Thank you for reading and sending your encouraging comments and messages during the year. The National Trust Scone Odyssey continues in 2015 - with 62 properties done, we have <mumbles something that sounds a bit like 490> to go!

Saturday, 13 December 2014

Hughenden Revisited

It's the season of goodwill to all men AND to all National Trust properties that didn't have any scones the first time I visited them. 

So today I returned to Hughenden. I absolutely loved Hughenden on my first visit, despite the lack of scones. I wanted to go back at Christmas, as they deck the place out Victorian-style in honour of former resident Benjamin Disraeli, so back we went.

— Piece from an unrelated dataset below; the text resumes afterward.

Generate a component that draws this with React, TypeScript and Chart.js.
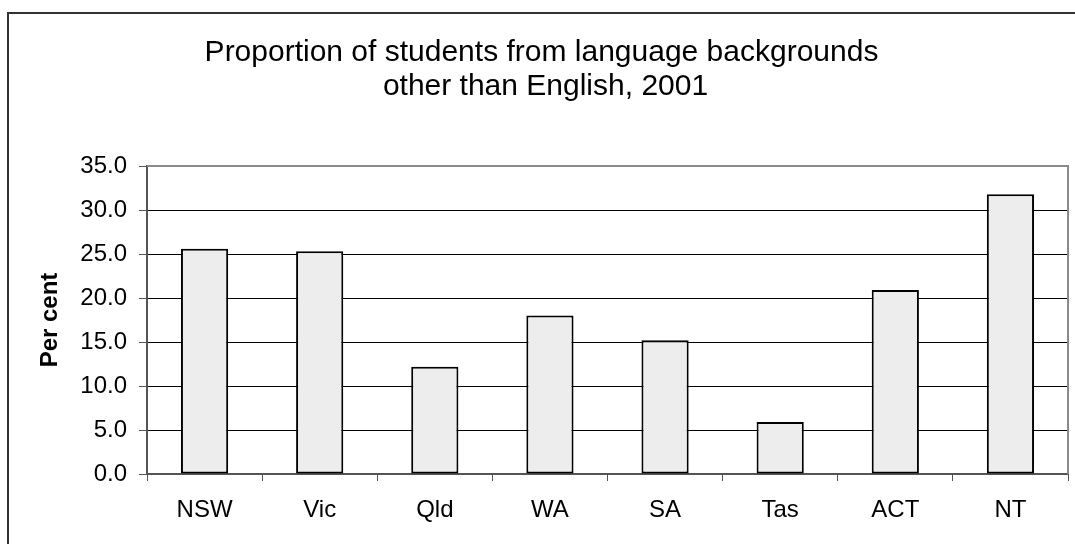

Ominously, our day began almost identically to our first visit: we got lost and we had a big row. Last time, my map reading was at fault and we ended up driving round High Wycombe three times. This time I failed to interpret the sat nav correctly and we ended up driving in the completely wrong direction for four miles. 

But I shouldn't have worried. This time the Hughenden cafe had scones galore, and what fine scones they were too. A cream tea consisted of two mighty specimens - only Sheffield Park has served bigger scones this year I think - with a choice of jam. They were delicious.

Hughenden scones

As promised, Hughenden was all decked out for Christmas. The very homely drawing room had greenery (and reddery) everywhere - note Mrs Disraeli's portrait over the fireplace:

Drawing Room Hughenden

And there were plenty of Christmas trees too, like the one in the dining toom (with Dizzy's portrait over the fire):


There was a brass band playing carols, mulled wine, marshmallows for toasting...it was all very festive. There weren't any horses pretending to be reindeer like there were at Polesden Lacey last year but you can't have everything. And to be honest, I was just so relieved to find some scones that I didn't mind at all.

My previous post about Hughenden and Disraeli covers the history of the place, so I won't repeat it all here. 

There was some new excitement to report, however: a couple of weeks ago Hughenden announced that they are the proud owner of the largest horse-chestnut tree in Britain! Imagine! I was very excited about this, rather overlooking the fact that a) the Hughenden estate covers more than 600 acres and b) you can fit an awful lot of trees into a 600 acre estate. We wandered around for five minutes saying "could that be it?" "what about that one?" until we realised we were never going to find it, so we gave up.

Hughenden trees
Scone sidekick: "Are you the oldest horse-chestnut tree in the UK?"
Tree: "I'm not even a horse-chestnut tree."


So Hughenden comes off the list of National Trust properties that don't do scones - hurrah!